As lawmakers begin the unenviable task of solving Minnesota’s nearly $5 billion budget deficit, we are already hearing panicked cries from special interests who believe the sky will fall if their program receives a funding freeze or a funding reduction.
It’s really a fishbowl mentality. For many of these folks, the world begins and ends with the taxpayer-funded program in which they have a vested interest - everything else be damned.
Its times like this when I believe everyone in state government could take some real world advice from the area where a poor economy is being felt the most - the private sector.
Not long ago, I talked with a Chief Marketing Officer for a privately held company in Eagan. She understands that Minnesota needs to cut spending, not just stop increasing, because her business faces a similar financial quandary.
The company has been around since 1982, and has been highly successful in recent years. As profits continued to climb, so did salaries. In 2009 profits fell, and the goal of this company was to protect jobs as many as possible.
It made this happen by reducing salaries. The CEO started by taking a 35 percent wage cut, and his management team was slashed 25 percent. The company also implemented a tiered salary reduction plan for its employees making between $60,000 and more than $100,000 a year. Those cuts ranged from five to twenty percent.

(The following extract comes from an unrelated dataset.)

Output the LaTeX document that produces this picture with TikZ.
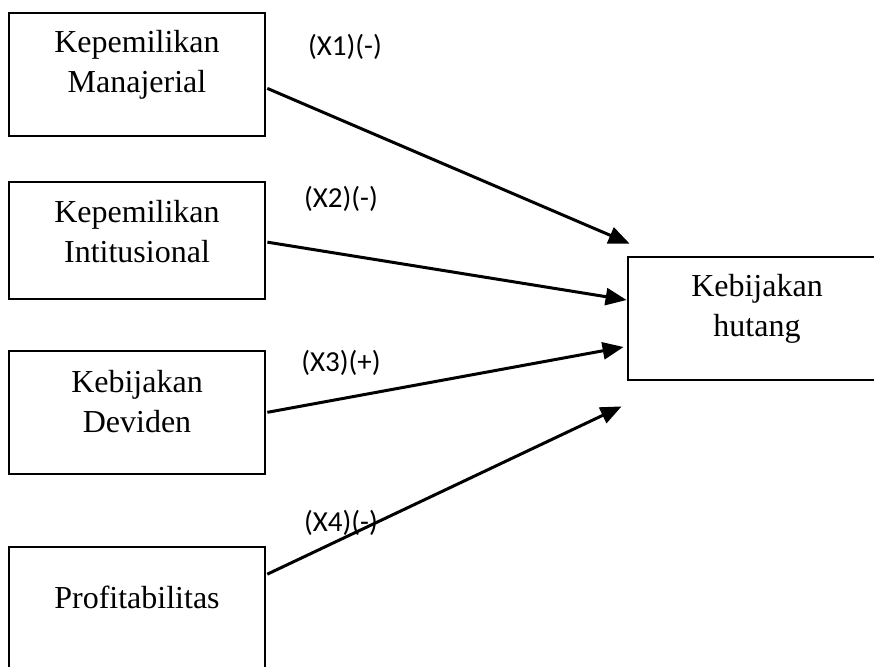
\documentclass[tikz,border=0pt]{standalone}
\usepackage{fontspec}
\setmainfont{Liberation Serif}
\newfontfamily\lblfont{Carlito}
\usetikzlibrary{arrows.meta}
\tikzset{
  boxnode/.style={draw=black, line width=2.8pt, rectangle, inner sep=0pt},
  boxtext/.style={font=\fontsize{32}{40}\selectfont, align=center, anchor=base, inner sep=0pt},
  lbl/.style={font=\lblfont\fontsize{29}{34}\selectfont, inner sep=0pt},
  arr/.style={line width=3pt, -{Triangle[length=21pt,width=17pt]}, shorten <=1pt}
}
\begin{document}
\begin{tikzpicture}[x=1pt,y=-1pt]
\useasboundingbox (0,0) rectangle (874,666);
% boxes
\node[boxnode, minimum width=256pt, minimum height=123pt] (k1) at (137,74.5) {};
\node[boxnode, minimum width=256pt, minimum height=117pt] (k2) at (137,240.5) {};
\node[boxnode, minimum width=256pt, minimum height=123pt] (k3) at (137,412.5) {};
\node[boxnode, minimum width=256pt, minimum height=150pt] (k4) at (137,622) {};
\node[boxnode, minimum width=258pt, minimum height=123pt] (y) at (757,318.5) {};
% texts
\node[boxtext] (t1) at (137,93) {Kepemilikan\\Manajerial};
\node[boxtext] (t2) at (137,262) {Kepemilikan\\Intitusional};
\node[boxtext] (t3) at (137,432) {Kebijakan\\Deviden};
\node[boxtext] (t4) at (137,608) {Profitabilitas};
\node[boxtext] (ty) at (757,336) {Kebijakan\\hutang};
% labels
\node[lbl] (l1) at (345,47) {(X1)(-)};
\node[lbl] (l2) at (341,199) {(X2)(-)};
\node[lbl] (l3) at (341,363) {(X3)(+)};
\node[lbl] (l4) at (341,523) {(X4)(-)};
% arrows
\draw[arr] ([yshift=-13.5pt]k1.east) -- ([xshift=3pt,yshift=12pt]y.north west);
\draw[arr] ([yshift=-1.5pt]k2.east) -- ([xshift=0pt,yshift=18.5pt]y.west);
\draw[arr] ([yshift=0pt]k3.east) -- ([xshift=-3pt,yshift=-28.5pt]y.west);
\draw[arr] ([yshift=-29pt]k4.north east) -- ([xshift=-5pt,yshift=-25pt]y.south west);
\end{tikzpicture}
\end{document}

In addition, no one will receive bonuses or profit sharing, and everyone will take seven days of unpaid vacation, in addition to the salary cuts. To date, no one has lost their jobs.
This is what responsible private sector businesses are doing to make it through these unprecedented times.
And it’s the same roadmap state lawmakers should follow as we try and solve our budget shortfall.
Your state government spends too much money. This fact cannot be argued. Our spending far outpaces our revenue collections.
In February 2007, state economists began to warn lawmakers that revenue projections for the 2010-11 biennium were beginning to look grim. No matter. The Democrat leadership in the legislature blew through a $2 billion surplus and spent it into a $1 billion deficit. State economists continued to wave big red flags towards the 2010-11 biennium, noting the numbers were getting uglier with each forecast. Again, leadership did not address the problem.
Now we face the worst financial crisis in the history of the state.
Let’s face it; many elements of state government resemble those of business. It employs people. It collects money. It provides services.
It’s time for state government to act with the same discipline required of a business. Times are tough, and we need to live within our means. That means making substantial cuts in our state budget.
As one Chief Marketing Officer said, "A freeze is not equal to a cut.” Companies can’t freeze their level of funding during poor economic times, and neither should most programs within state government.